Patch "crypto: xor - fix template benchmarking" has been added to the 6.6-stable tree

Sasha Levin <sashal@xxxxxxxxxx> · Mon, 30 Sep 2024 19:49:21 -0400

This is a note to let you know that I've just added the patch titled

    crypto: xor - fix template benchmarking

to the 6.6-stable tree which can be found at:
    http://www.kernel.org/git/?p=linux/kernel/git/stable/stable-queue.git;a=summary

The filename of the patch is:
     crypto-xor-fix-template-benchmarking.patch
and it can be found in the queue-6.6 subdirectory.

If you, or anyone else, feels it should not be added to the stable tree,
please let <stable@xxxxxxxxxxxxxxx> know about it.



commit 5b0a9eb5bf8f2dd6d0dc295f173e03497ea2402a
Author: Helge Deller <deller@xxxxxxxxxx>
Date:   Mon Jul 8 14:24:52 2024 +0200

    crypto: xor - fix template benchmarking
    
    [ Upstream commit ab9a244c396aae4aaa34b2399b82fc15ec2df8c1 ]
    
    Commit c055e3eae0f1 ("crypto: xor - use ktime for template benchmarking")
    switched from using jiffies to ktime-based performance benchmarking.
    
    This works nicely on machines which have a fine-grained ktime()
    clocksource as e.g. x86 machines with TSC.
    But other machines, e.g. my 4-way HP PARISC server, don't have such
    fine-grained clocksources, which is why it seems that 800 xor loops
    take zero seconds, which then shows up in the logs as:
    
     xor: measuring software checksum speed
        8regs           : -1018167296 MB/sec
        8regs_prefetch  : -1018167296 MB/sec
        32regs          : -1018167296 MB/sec
        32regs_prefetch : -1018167296 MB/sec
    
    Fix this with some small modifications to the existing code to improve
    the algorithm to always produce correct results without introducing
    major delays for architectures with a fine-grained ktime()
    clocksource:
    a) Delay start of the timing until ktime() just advanced.
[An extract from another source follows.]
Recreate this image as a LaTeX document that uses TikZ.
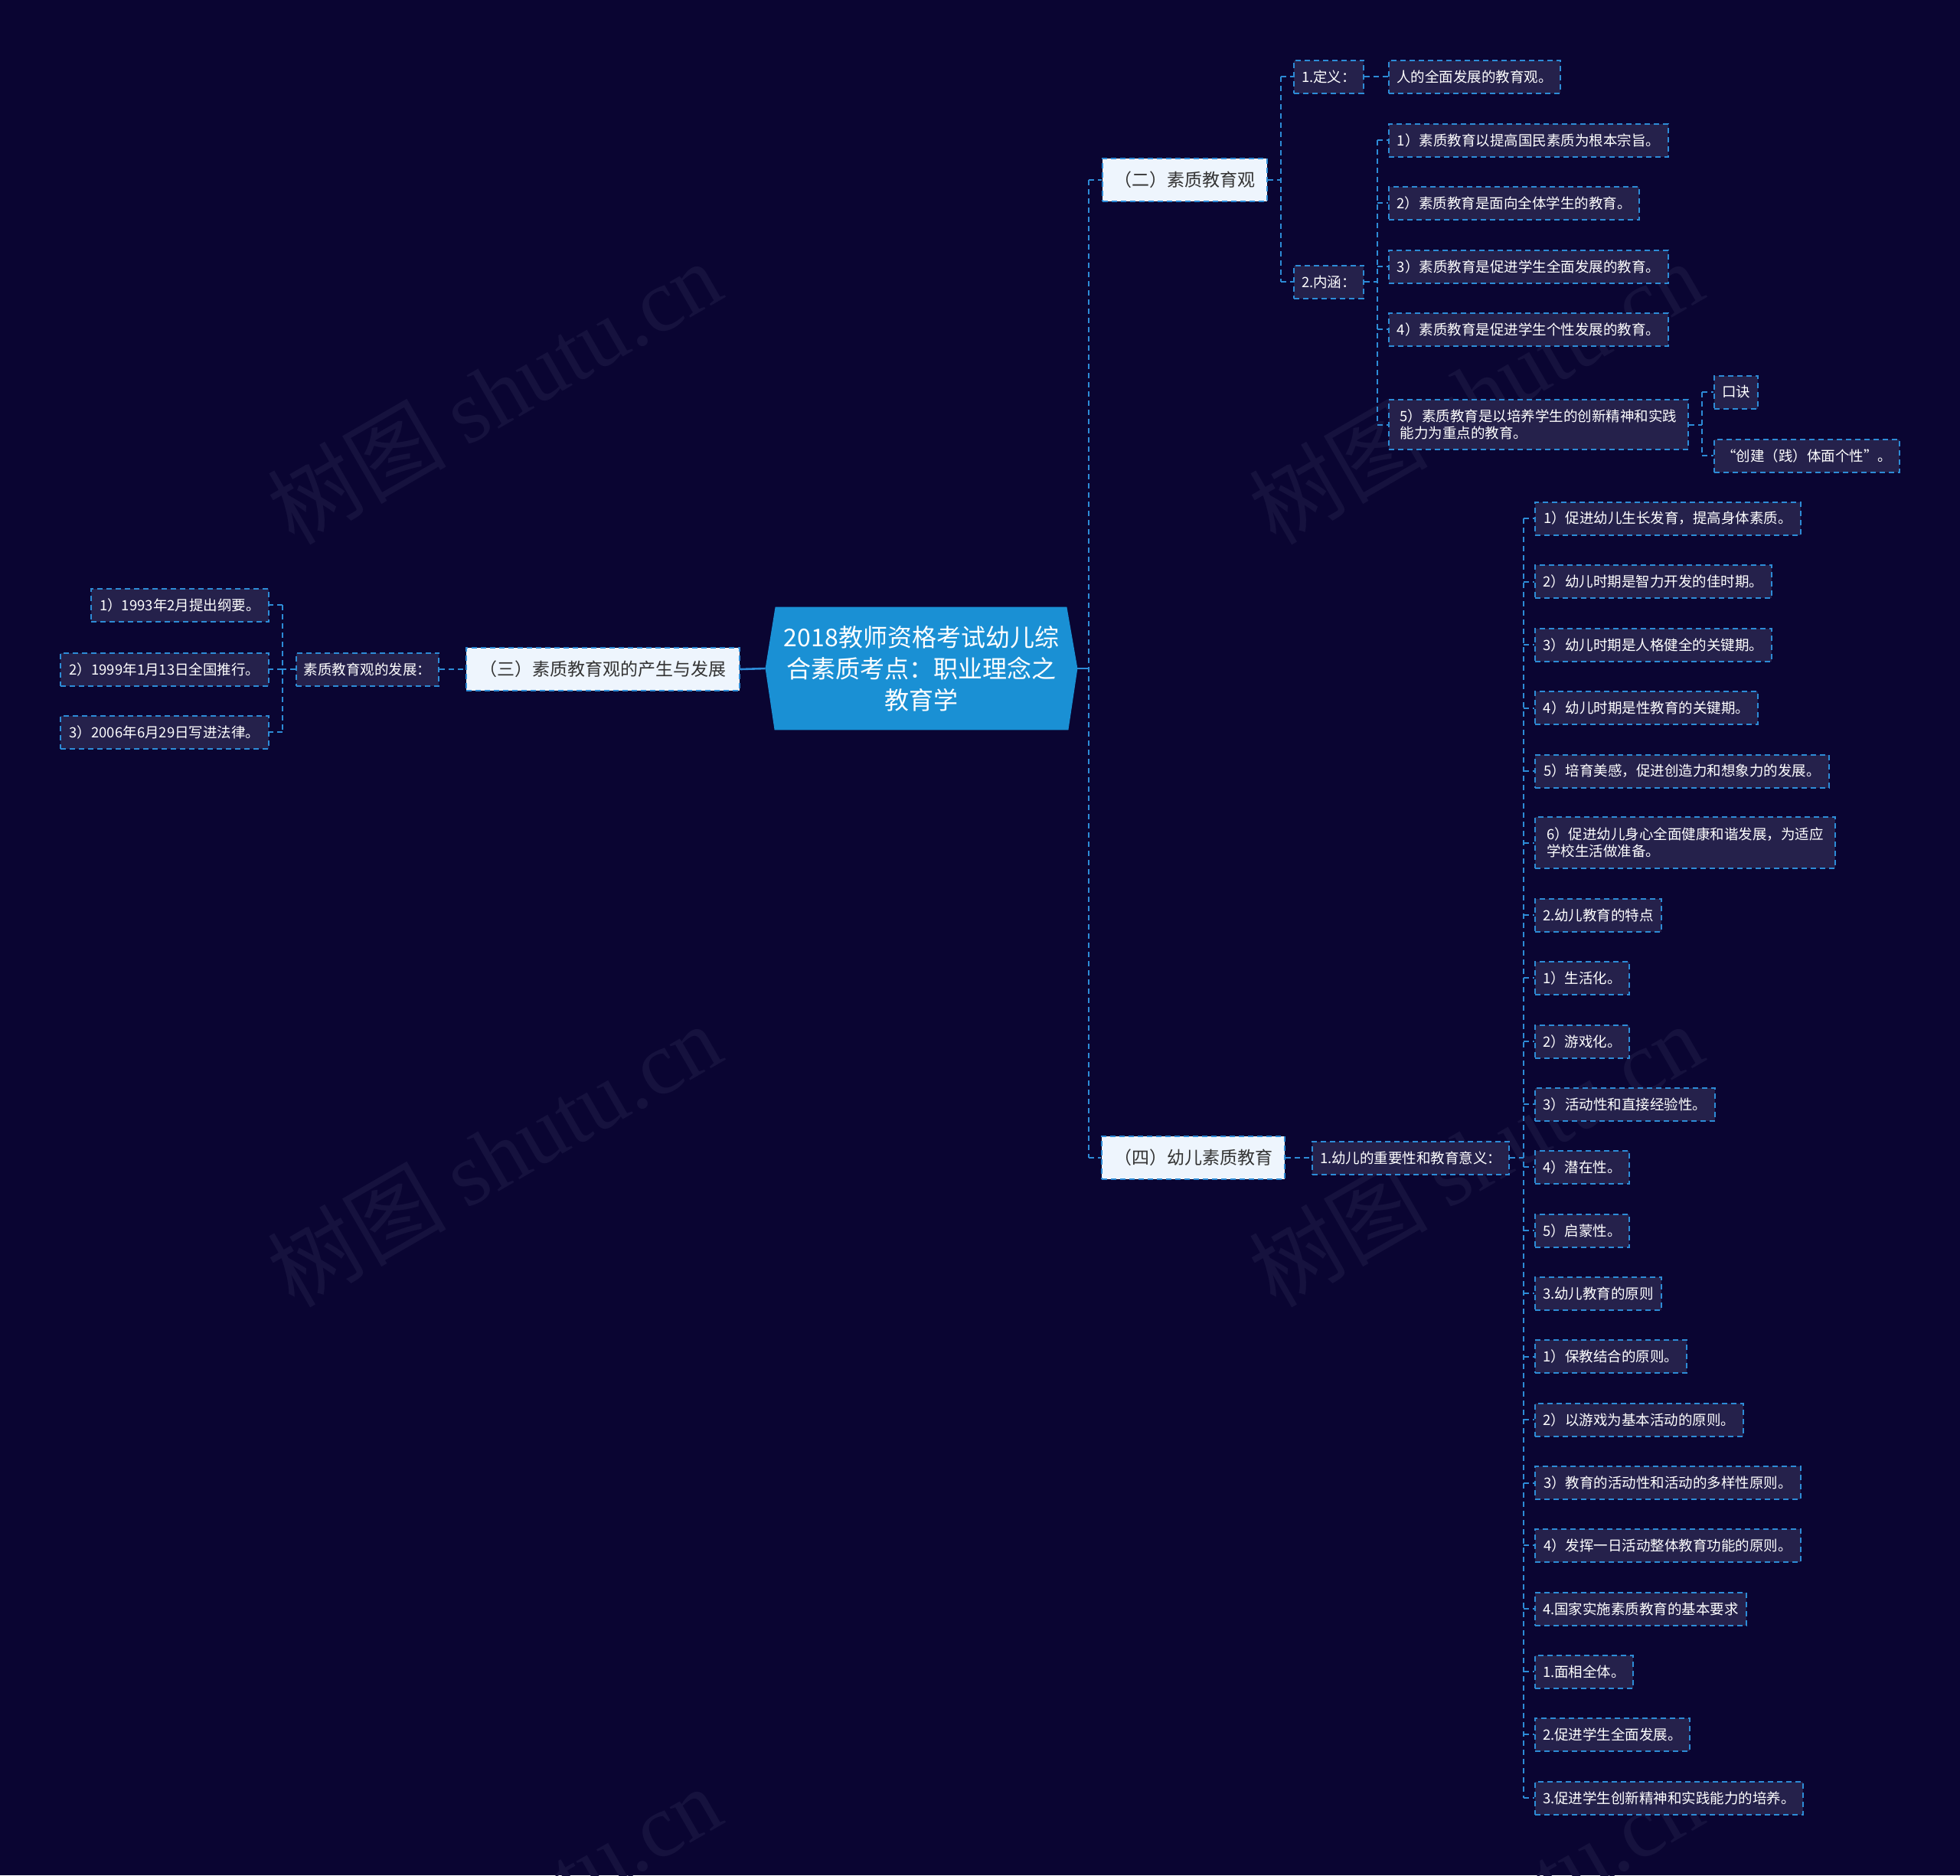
\documentclass[tikz,border=0pt]{standalone}
\usepackage{fontspec}
\setmainfont{Noto Sans CJK SC}
\newfontfamily\wmlatin{Liberation Serif}
\usetikzlibrary{calc,backgrounds}
\definecolor{bg}{RGB}{10,5,50}
\definecolor{darkfill}{RGB}{37,33,75}
\definecolor{lineblue}{RGB}{45,140,215}
\definecolor{lightfill}{RGB}{238,245,253}
\definecolor{rootfill}{RGB}{26,144,212}
\definecolor{txtgray}{RGB}{51,51,51}
\definecolor{wm}{RGB}{22,18,62}
\begin{document}
\begin{tikzpicture}[x=0.5pt,y=-0.5pt,
  conn/.style={draw=lineblue, line width=1pt, dash pattern=on 3.5pt off 2.5pt},
  solidconn/.style={draw=lineblue, line width=1.3pt},
  darkbox/.style={draw=lineblue, line width=1pt, dash pattern=on 3.5pt off 2.5pt, fill=darkfill, text=white, font=\fontsize{9.25pt}{11.25pt}\selectfont, align=left, inner xsep=5pt, inner ysep=2pt, minimum height=21.5pt},
  lightbox/.style={draw=lineblue, line width=1pt, dash pattern=on 3.5pt off 2.5pt, fill=lightfill, text=txtgray, font=\fontsize{11.5pt}{14pt}\selectfont, minimum height=28pt, inner xsep=5pt},
  wmark/.style={text=wm, rotate=30, font=\fontsize{58.5pt}{58.5pt}\selectfont, inner sep=0pt}
]
\useasboundingbox (0,0) rectangle (2560,2449);
\begin{scope}[on background layer]
  \fill[bg] (0,0) rectangle (2560,2449);
  \clip (0,0) rectangle (2560,2449);
  \node[wmark] (wm1) at (645,512) {树图 {\wmlatin shutu.cn}};
  \node[wmark] (wm2) at (1927,512) {树图 {\wmlatin shutu.cn}};
  \node[wmark] (wm3) at (645,1508) {树图 {\wmlatin shutu.cn}};
  \node[wmark] (wm4) at (1927,1508) {树图 {\wmlatin shutu.cn}};
  \node[wmark] (wm5) at (645,2504) {树图 {\wmlatin shutu.cn}};
  \node[wmark] (wm6) at (1927,2504) {树图 {\wmlatin shutu.cn}};
\end{scope}

% root
\node[text=white, font=\fontsize{16pt}{20.5pt}\selectfont, align=center, minimum width=203.5pt, minimum height=80pt, inner sep=0pt] (root) at (1203.5,873) {2018教师资格考试幼儿综\\合素质考点：职业理念之\\教育学};
\begin{scope}[on background layer]
  \fill[rootfill] (root.west) -- ($(root.north west)+(13,0)$) -- ($(root.north east)+(-14,0)$) -- (root.east) -- ($(root.south east)+(-12,0)$) -- ($(root.south west)+(12,0)$) -- cycle;
\end{scope}

% level 1
\node[lightbox, minimum width=107.5pt] (b2) at (1547,235) {（二）素质教育观};
\node[lightbox, minimum width=178.5pt] (b3) at (787.5,874) {（三）素质教育观的产生与发展};
\node[lightbox, minimum width=119.5pt] (b4) at (1558.5,1512) {（四）幼儿素质教育};

% (二) subtree
\node[darkbox, anchor=west, minimum width=45pt] (def) at (1689,100) {1.定义：};
\node[darkbox, anchor=west, minimum width=111.5pt] (defc) at (1813,100) {人的全面发展的教育观。};
\node[darkbox, anchor=west, minimum width=45pt] (nh) at (1689,368) {2.内涵：};
\node[darkbox, anchor=west, minimum width=182.5pt] (n1) at (1813,183) {1）素质教育以提高国民素质为根本宗旨。};
\node[darkbox, anchor=west, minimum width=163.5pt] (n2) at (1813,265) {2）素质教育是面向全体学生的教育。};
\node[darkbox, anchor=west, minimum width=182.5pt] (n3) at (1813,348) {3）素质教育是促进学生全面发展的教育。};
\node[darkbox, anchor=west, minimum width=182.5pt] (n4) at (1813,430) {4）素质教育是促进学生个性发展的教育。};
\node[darkbox, anchor=west, minimum width=195.5pt, minimum height=32.5pt] (n5) at (1813,554.5) {5）素质教育是以培养学生的创新精神和实践\\能力为重点的教育。};
\node[darkbox, anchor=west, minimum width=28pt] (kj) at (2238,512) {口诀};
\node[darkbox, anchor=west, minimum width=121pt] (kj2) at (2238,595) {“创建（践）体面个性”。};

% (三) subtree
\node[darkbox, minimum width=93pt] (fz) at (480,874) {素质教育观的发展：};
\node[darkbox, anchor=east, minimum width=116pt] (l1) at (352,790) {1）1993年2月提出纲要。};
\node[darkbox, anchor=east, minimum width=136pt] (l2) at (352,874) {2）1999年1月13日全国推行。};
\node[darkbox, anchor=east, minimum width=136pt] (l3) at (352,956) {3）2006年6月29日写进法律。};

% (四) subtree
\node[darkbox, anchor=west, minimum width=128.5pt] (yr) at (1713,1512) {1.幼儿的重要性和教育意义：};
\node[darkbox, anchor=west, minimum width=173.5pt] (m1) at (2004,677) {1）促进幼儿生长发育，提高身体素质。};
\node[darkbox, anchor=west, minimum width=154.5pt] (m2) at (2004,759.5) {2）幼儿时期是智力开发的佳时期。};
\node[darkbox, anchor=west, minimum width=154.5pt] (m3) at (2004,842) {3）幼儿时期是人格健全的关键期。};
\node[darkbox, anchor=west, minimum width=145.5pt] (m4) at (2004,924.5) {4）幼儿时期是性教育的关键期。};
\node[darkbox, anchor=west, minimum width=192pt] (m5) at (2004,1007) {5）培育美感，促进创造力和想象力的发展。};
\node[darkbox, anchor=west, minimum width=196pt, minimum height=33.5pt] (m6) at (2004,1100.5) {6）促进幼儿身心全面健康和谐发展，为适应\\学校生活做准备。};
\node[darkbox, anchor=west, minimum width=82.5pt] (m7) at (2004,1195) {2.幼儿教育的特点};
\node[darkbox, anchor=west, minimum width=61.5pt] (m8) at (2004,1277) {1）生活化。};
\node[darkbox, anchor=west, minimum width=61.5pt] (m9) at (2004,1360) {2）游戏化。};
\node[darkbox, anchor=west, minimum width=117.5pt] (m10) at (2004,1442) {3）活动性和直接经验性。};
\node[darkbox, anchor=west, minimum width=61.5pt] (m11) at (2004,1524) {4）潜在性。};
\node[darkbox, anchor=west, minimum width=61.5pt] (m12) at (2004,1607) {5）启蒙性。};
\node[darkbox, anchor=west, minimum width=82.5pt] (m13) at (2004,1689) {3.幼儿教育的原则};
\node[darkbox, anchor=west, minimum width=99pt] (m14) at (2004,1771.5) {1）保教结合的原则。};
\node[darkbox, anchor=west, minimum width=136pt] (m15) at (2004,1854) {2）以游戏为基本活动的原则。};
\node[darkbox, anchor=west, minimum width=173.5pt] (m16) at (2004,1936.5) {3）教育的活动性和活动的多样性原则。};
\node[darkbox, anchor=west, minimum width=173.5pt] (m17) at (2004,2018) {4）发挥一日活动整体教育功能的原则。};
\node[darkbox, anchor=west, minimum width=138pt] (m18) at (2004,2101) {4.国家实施素质教育的基本要求};
\node[darkbox, anchor=west, minimum width=64pt] (m19) at (2004,2183) {1.面相全体。};
\node[darkbox, anchor=west, minimum width=101pt] (m20) at (2004,2265) {2.促进学生全面发展。};
\node[darkbox, anchor=west, minimum width=175pt] (m21) at (2004,2348) {3.促进学生创新精神和实践能力的培养。};

% connectors: root
\coordinate (tr) at ($(root.east)+(15,0)$);
\draw[solidconn] (root.east) -- (tr);
\draw[conn] (tr |- b2.west) -- (tr |- b4.west);
\draw[conn] (tr |- b2.west) -- (b2.west);
\draw[conn] (tr |- b4.west) -- (b4.west);
\draw[solidconn] (root.west) -- (b3.east);

% (二)
\coordinate (j2) at ($(b2.east)+(17,0)$);
\draw[conn] (b2.east) -- (j2);
\draw[conn] (j2 |- def.west) -- (j2 |- nh.west);
\draw[conn] (j2 |- def.west) -- (def.west);
\draw[conn] (j2 |- nh.west) -- (nh.west);
\draw[conn] (def.east) -- (defc.west);
\coordinate (jn) at ($(nh.east)+(17,0)$);
\draw[conn] (nh.east) -- (jn);
\draw[conn] (jn |- n1.west) -- (jn |- n5.west);
\foreach \n in {n1,n2,n3,n4,n5} {\draw[conn] (jn |- \n.west) -- (\n.west);}
\coordinate (j5) at ($(n5.east)+(17,0)$);
\draw[conn] (n5.east) -- (j5);
\draw[conn] (j5 |- kj.west) -- (j5 |- kj2.west);
\draw[conn] (j5 |- kj.west) -- (kj.west);
\draw[conn] (j5 |- kj2.west) -- (kj2.west);

% (三)
\draw[conn] (fz.east) -- (b3.west);
\coordinate (jl) at ($(fz.west)+(-17,0)$);
\draw[conn] (fz.west) -- (jl);
\draw[conn] (jl |- l1.east) -- (jl |- l3.east);
\foreach \n in {l1,l2,l3} {\draw[conn] (jl |- \n.east) -- (\n.east);}

% (四)
\draw[conn] (b4.east) -- (yr.west);
\coordinate (jy) at ($(yr.east)+(18,0)$);
\draw[conn] (yr.east) -- (jy);
\draw[conn] (jy |- m1.west) -- (jy |- m21.west);
\foreach \n in {m1,m2,m3,m4,m5,m6,m7,m8,m9,m10,m11,m12,m13,m14,m15,m16,m17,m18,m19,m20,m21} {\draw[conn] (jy |- \n.west) -- (\n.west);}
\end{tikzpicture}
\end{document}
On machines
    with a fast ktime() this should be just one additional ktime() call.
    b) Count the number of loops. Run at minimum 800 loops and finish
    earliest when the ktime() counter has progressed.
    
    With that the throughput can now be calculated more accurately under all
    conditions.
    
    Fixes: c055e3eae0f1 ("crypto: xor - use ktime for template benchmarking")
    Signed-off-by: Helge Deller <deller@xxxxxx>
    Tested-by: John David Anglin <dave.anglin@xxxxxxxx>
    
    v2:
    - clean up coding style (noticed & suggested by Herbert Xu)
    - rephrased & fixed typo in commit message
    
    Signed-off-by: Herbert Xu <herbert@xxxxxxxxxxxxxxxxxxx>
    Signed-off-by: Sasha Levin <sashal@xxxxxxxxxx>

diff --git a/crypto/xor.c b/crypto/xor.c
index 8e72e5d5db0de..56aa3169e8717 100644
--- a/crypto/xor.c
+++ b/crypto/xor.c
@@ -83,33 +83,30 @@ static void __init
 do_xor_speed(struct xor_block_template *tmpl, void *b1, void *b2)
 {
 	int speed;
-	int i, j;
-	ktime_t min, start, diff;
+	unsigned long reps;
+	ktime_t min, start, t0;
 
 	tmpl->next = template_list;
 	template_list = tmpl;
 
 	preempt_disable();
 
-	min = (ktime_t)S64_MAX;
-	for (i = 0; i < 3; i++) {
-		start = ktime_get();
-		for (j = 0; j < REPS; j++) {
-			mb(); /* prevent loop optimization */
-			tmpl->do_2(BENCH_SIZE, b1, b2);
-			mb();
-		}
-		diff = ktime_sub(ktime_get(), start);
-		if (diff < min)
-			min = diff;
-	}
+	reps = 0;
+	t0 = ktime_get();
+	/* delay start until time has advanced */
+	while ((start = ktime_get()) == t0)
+		cpu_relax();
+	do {
+		mb(); /* prevent loop optimization */
+		tmpl->do_2(BENCH_SIZE, b1, b2);
+		mb();
+	} while (reps++ < REPS || (t0 = ktime_get()) == start);
+	min = ktime_sub(t0, start);
 
 	preempt_enable();
 
 	// bytes/ns == GB/s, multiply by 1000 to get MB/s [not MiB/s]
-	if (!min)
-		min = 1;
-	speed = (1000 * REPS * BENCH_SIZE) / (unsigned int)ktime_to_ns(min);
+	speed = (1000 * reps * BENCH_SIZE) / (unsigned int)ktime_to_ns(min);
 	tmpl->speed = speed;
 
 	pr_info("   %-16s: %5d MB/sec\n", tmpl->name, speed);